**Given task**
Retype, please, the listing from its opening line through the line that contains "const yLabel = 'y coordinates';", both included, without the pictures.

■ ■ ■

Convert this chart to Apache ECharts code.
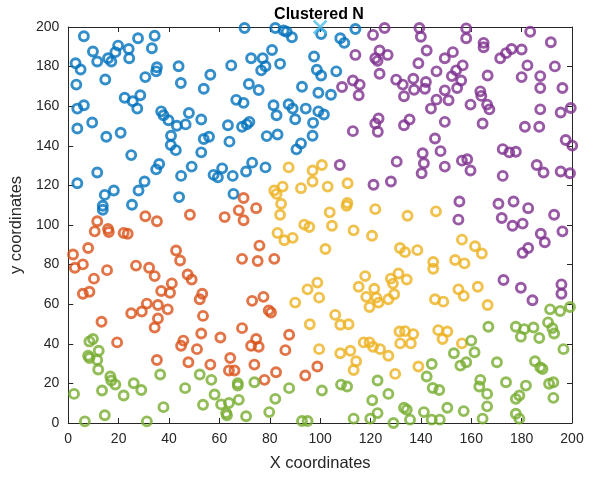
<!DOCTYPE html>
<html>
<head>
<meta charset="utf-8">
<script src="https://cdn.jsdelivr.net/npm/echarts@6/dist/echarts.min.js"></script>
<style>html,body{margin:0;padding:0;background:#fff}#c{width:595px;height:477px}</style>
</head>
<body>
<div id="c"></div>
<script>
const titleText = 'Clustered N';
const xLabel = 'X coordinates';
const yLabel = 'y coordinates';

const cluster1 = [[6.2,195.3],[9.8,187.6],[11.5,182.6],[2.9,181.7],[4.9,178.5],[15.8,184.2],[17.1,182.6],[18.7,187.3],[19.8,190.6],[24.0,188.9],[24.2,184.2],[27.7,194.3],[34.3,195.6],[33.2,189.3],[14.7,173.5],[3.2,170.9],[30.6,174.7],[35.2,179.7],[34.9,177.6],[43.8,180.2],[44.7,171.7],[22.4,164.3],[25.6,162.5],[28.6,165.5],[27.4,158.8],[6.2,160.5],[3.6,158.8],[9.5,151.8],[3.6,148.7],[15.1,144.6],[20.8,146.6],[36.9,157.4],[37.8,155.4],[39.8,152.9],[43.1,150.1],[46.6,150.8],[47.9,156.6],[40.8,145.1],[40.7,140.4],[42.7,137.8],[25.0,135.3],
[70.0,199.5],[82.2,199.5],[85.5,198.2],[86.7,197.6],[88.8,194.8],[80.9,188.4],[72.6,184.2],[77.2,184.2],[78.3,180.2],[76.6,178.1],[84.1,181.4],[64.7,180.6],[56.4,175.9],[53.8,168.8],[71.7,171.2],[75.6,168.2],[66.7,163.2],[69.6,161.7],[81.5,160.5],[82.7,155.4],[87.5,161.0],[89.1,158.8],[90.1,153.4],[94.3,158.8],[92.8,169.8],[97.6,185.1],[98.7,178.4],[99.3,166.8],[99.3,157.4],[97.2,151.6],[97.0,145.1],[92.4,141.2],[90.6,138.2],[83.1,145.7],[78.8,144.9],[71.9,152.1],[70.9,150.8],[69.0,149.6],[63.4,150.4],[64.0,142.1],[55.9,144.6],[53.8,143.4],[52.8,153.3],[52.8,136.7],
[100.4,196.5],[108.0,194.3],[109.6,192.0],[114.0,199.0],[100.4,175.5],[106.4,177.6],[104.3,165.8],[101.5,155.8],
[11.5,126.5],[3.6,121.1],[14.5,115.2],[18.1,117.4],[13.7,109.7],[13.7,107.7],[27.9,117.4],[30.3,122.0],[25.3,110.2],[34.9,128.1],[36.1,130.8],[49.0,129.5],[44.8,124.8],[44.0,114.1],
[57.7,125.3],[59.4,124.1],[61.1,128.6],[65.3,124.8],[70.6,127.0],[73.0,131.5],[78.3,129.1],[65.6,115.7]];

const cluster2 = [[48.3,105.2],[30.6,104.4],[35.2,101.9],[11.5,101.9],[10.5,96.8],[15.8,98.0],[16.1,96.5],[22.0,96.0],[23.6,95.6],[7.9,88.4],[1.9,85.1],[2.6,78.4],[5.8,80.1],[15.4,77.2],[10.2,72.9],[26.9,79.5],[32.1,78.4],[34.3,74.2],[42.8,87.1],[44.4,82.1],[47.4,75.0],[49.0,72.5],[41.1,70.5],
[5.8,65.3],[8.4,66.3],[36.9,66.7],[40.4,65.8],[31.2,60.3],[29.2,56.3],[25.0,55.4],[35.6,59.6],[39.5,57.4],[35.6,52.8],[34.3,48.2],[13.2,51.1],[19.4,40.7],[45.7,41.6],[44.8,39.0],[35.2,31.8],[47.7,30.7],
[69.6,113.6],[67.7,107.4],[69.6,102.4],[74.6,108.5],[62.1,104.0],[75.9,89.6],[69.0,82.9],[75.2,81.8],[81.8,82.9],
[53.2,65.3],[52.2,62.5],[53.5,54.1],[52.8,45.2],[51.1,37.3],[60.4,43.2],[56.4,29.5],[64.3,32.8],[63.8,26.5],[66.0,26.5],[69.0,47.9],[73.0,61.7],[77.5,63.7],[79.6,56.9],[80.5,55.8],[74.6,42.4],[72.6,39.0],[75.6,38.5],[73.9,29.5],[77.9,21.8],[82.5,25.6],[87.7,44.6],[86.2,36.8],[94.1,24.0],[98.9,28.5]];

const cluster3 = [[87.5,129.1],[81.8,117.4],[82.7,115.7],[85.1,119.4],[84.5,110.7],[84.1,105.2],[92.4,118.6],[97.0,127.5],[97.0,122.0],[100.7,130.3],[93.7,100.2],[95.7,99.0],[83.1,96.0],[85.8,92.3],[89.1,93.5],[98.9,70.9],[95.0,67.5],
[103.0,119.4],[110.9,121.1],[110.8,111.1],[110.5,109.7],[103.8,106.4],[121.9,108.0],[134.7,104.7],[146.0,106.9],[104.7,99.6],[113.3,97.3],[120.6,94.6],[102.1,87.9],[131.7,88.4],[133.7,86.3],[138.6,87.3],[144.9,81.3],[144.9,77.9],[117.9,74.2],[115.3,68.8],[121.5,67.8],[128.1,72.9],[131.1,75.5],[134.4,72.5],[128.9,70.4],
[156.3,92.6],[161.5,89.3],[164.2,85.6],[153.6,82.3],[157.3,80.6],[162.6,68.8],[154.9,67.5],
[90.1,60.8],[99.6,63.3],[95.9,49.9],[99.6,37.3],
[118.3,63.7],[122.3,63.3],[123.2,60.8],[119.6,58.6],[127.1,62.5],[129.4,65.0],[145.6,62.5],[148.9,61.3],[106.0,54.6],[108.0,49.6],[111.3,49.9],[131.5,46.2],[133.7,46.4],[137.0,44.9],[131.8,40.2],[136.0,40.2],[146.9,46.9],[148.6,42.4],[117.3,40.7],[119.6,40.7],[121.0,38.5],[123.8,37.3],[127.1,34.0],[108.0,35.2],[112.0,36.5],[114.3,31.2],[113.3,26.8],[129.8,24.8],[139.0,28.5],
[157.0,64.2],[166.5,59.6],[150.5,46.2],[156.3,40.2]];

const cluster4 = [[121.0,196.0],[125.6,199.5],[139.4,199.5],[140.0,195.1],[114.0,185.9],[123.6,188.1],[121.9,184.2],[122.8,182.9],[126.8,185.9],[142.3,188.1],[139.0,181.7],[149.5,184.2],[123.6,176.4],[113.0,173.0],[115.7,170.9],[108.7,169.7],[115.3,165.5],[130.2,173.4],[132.8,170.9],[137.0,173.9],[137.3,168.3],[133.3,165.0],[142.0,172.2],[141.6,168.8],[146.2,177.6],[149.5,168.0],[146.2,163.3],[144.0,158.8],[151.0,163.0],[149.5,152.1],[123.2,153.8],[121.9,151.3],[122.9,147.1],[113.0,147.4],[135.5,153.3],[133.3,150.4],[145.6,143.7],[147.8,137.3],[140.7,136.2],
[158.0,199.3],[158.0,194.3],[164.9,192.0],[164.9,189.8],[183.4,197.6],[191.6,192.3],[180.0,188.6],[176.0,188.9],[173.8,186.8],[171.5,184.2],[152.7,187.3],[156.6,180.6],[154.0,178.1],[152.3,175.2],[156.0,173.0],[154.4,169.2],[166.5,175.5],[163.6,167.5],[164.0,165.2],[166.3,160.8],[167.2,158.4],[159.7,160.8],[164.5,151.3],[180.0,174.7],[182.3,180.6],[187.4,175.2],[187.4,169.2],[193.2,180.1],[196.2,169.2],[187.4,158.4],[195.5,156.8],[199.5,159.1],[181.3,149.6],[187.0,149.6],[197.5,142.9],[200.1,140.1],[172.5,138.3],[175.1,136.7],[177.7,137.0],
[107.8,130.3],[130.4,132.0],[121.2,120.3],[128.1,122.0],[141.2,131.2],[140.3,126.1],[149.5,129.5],
[156.3,132.5],[158.4,133.2],[159.7,127.5],[172.5,124.8],[186.0,130.3],[188.7,126.5],[195.5,127.0],[199.2,126.1],[155.3,111.9],[154.9,102.7],[170.8,110.7],[176.8,111.9],[182.6,108.5],[172.1,103.5],[176.4,99.6],[180.4,100.7],[192.9,105.2],[187.6,95.6],[189.2,91.3],[196.2,96.8],[182.6,88.4],[180.4,85.9],[172.8,72.2],[179.7,68.3],[195.8,70.0],
[184.3,62.0],[195.8,65.3]];

const cluster5 = [[8.4,41.2],[9.8,42.4],[7.9,34.0],[8.4,32.8],[12.1,36.5],[11.5,31.8],[11.9,27.0],[16.7,23.5],[17.1,21.5],[18.7,19.4],[13.4,16.4],[22.0,13.9],[26.0,20.1],[29.0,16.7],[36.5,24.5],[2.3,14.7],[14.5,3.9],[6.6,0.8],[31.2,0.8],[37.8,8.0],[46.4,17.6],
[52.2,24.5],[56.8,21.8],[53.5,9.2],[58.1,14.4],[60.7,9.4],[63.8,10.1],[62.7,5.0],[63.0,3.9],[67.3,20.1],[67.3,18.9],[73.9,20.6],[67.7,11.7],[70.6,3.4],[79.8,5.5],[82.2,12.2],[87.7,17.6],[92.8,1.0],[95.0,1.0],[100.7,16.4],
[108.3,19.4],[110.7,18.4],[122.8,21.5],[127.1,14.7],[120.7,11.5],[122.8,5.0],[119.9,2.2],[113.3,2.2],[133.3,7.7],[134.4,6.7],[135.7,1.7],[129.1,0.0],[144.3,29.8],[142.3,23.5],[144.7,17.7],[147.3,16.7],[141.2,5.5],[144.3,1.7],[147.5,1.7],[150.5,7.7],
[191.3,57.4],[195.3,56.6],[199.2,58.6],[166.8,48.6],[177.7,48.6],[181.0,47.4],[179.7,43.6],[184.7,48.2],[187.0,42.9],[190.5,50.8],[192.2,47.9],[192.9,45.2],[196.6,37.3],[160.0,41.6],[153.1,35.2],[161.3,35.7],[158.0,30.7],[155.7,29.0],[170.2,30.7],[185.3,31.2],[187.4,28.1],[188.3,27.3],[163.6,21.8],[163.2,18.4],[166.3,14.7],[173.8,20.6],[181.7,18.9],[179.1,13.9],[177.7,12.2],[190.9,19.8],[192.6,20.6],[192.6,12.7],[166.3,8.4],[157.0,6.0],[164.5,2.2],[177.7,4.7],[179.1,2.2]];

const centerPoint = [[100, 200]];

const clusterColors = ['#0072BD', '#D95319', '#EDB120', '#7E2F8E', '#77AC30'];
const clusters = [cluster1, cluster2, cluster3, cluster4, cluster5];

const chart = echarts.init(document.getElementById('c'), null, {renderer: 'canvas'});
const axisColor = '#262626';
const fontFam = '"Liberation Sans", Arial, Helvetica, sans-serif';

function mkAxis(pos, showLabel, name, nameGap) {
  return {
    type: 'value', min: 0, max: 200, interval: 20, position: pos,
    axisLine: {show: true, onZero: false, lineStyle: {color: axisColor, width: 1}},
    axisTick: {show: true, inside: true, length: 5, lineStyle: {color: axisColor}},
    axisLabel: {show: showLabel, color: axisColor, fontSize: 14, fontFamily: fontFam, margin: 9},
    splitLine: {show: false},
    name: name || '', nameLocation: 'middle', nameGap: nameGap || 0,
    nameTextStyle: {color: axisColor, fontSize: 16.5, fontFamily: fontFam}
  };
}

const series = clusters.map((d, i) => ({
  type: 'scatter', data: d, symbol: 'circle', symbolSize: 9,
  xAxisIndex: 0, yAxisIndex: 0, clip: false,
  itemStyle: {color: 'rgba(0,0,0,0)', borderColor: clusterColors[i], borderWidth: 2.9},
  emphasis: {disabled: true}
}));
series.push({
  type: 'scatter', data: centerPoint, symbol: 'path://M0,0L10,10M10,0L0,10', symbolSize: 13,
  xAxisIndex: 0, yAxisIndex: 0, clip: false,
  itemStyle: {color: 'rgba(0,0,0,0)', borderColor: '#4DBEEE', borderWidth: 2.5},
  emphasis: {disabled: true}
});

chart.setOption({
  animation: false,
  backgroundColor: '#fff',
  title: {text: titleText, left: 314, textAlign: 'center', top: 2,
    textStyle: {fontSize: 16, fontWeight: 'bold', color: '#000', fontFamily: fontFam}},
  grid: {left: 66, right: 23, top: 27, bottom: 51, containLabel: false},
  xAxis: [mkAxis('bottom', true, xLabel, 32), mkAxis('top', false)],
  yAxis: [mkAxis('left', true, yLabel, 36), mkAxis('right', false)],
  series: series
});
</script>
</body>
</html>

■ ■ ■

**Task output**
Convert this chart to Apache ECharts code.
<!DOCTYPE html>
<html>
<head>
<meta charset="utf-8">
<script src="https://cdn.jsdelivr.net/npm/echarts@6/dist/echarts.min.js"></script>
<style>html,body{margin:0;padding:0;background:#fff}#c{width:595px;height:477px}</style>
</head>
<body>
<div id="c"></div>
<script>
const titleText = 'Clustered N';
const xLabel = 'X coordinates';
const yLabel = 'y coordinates';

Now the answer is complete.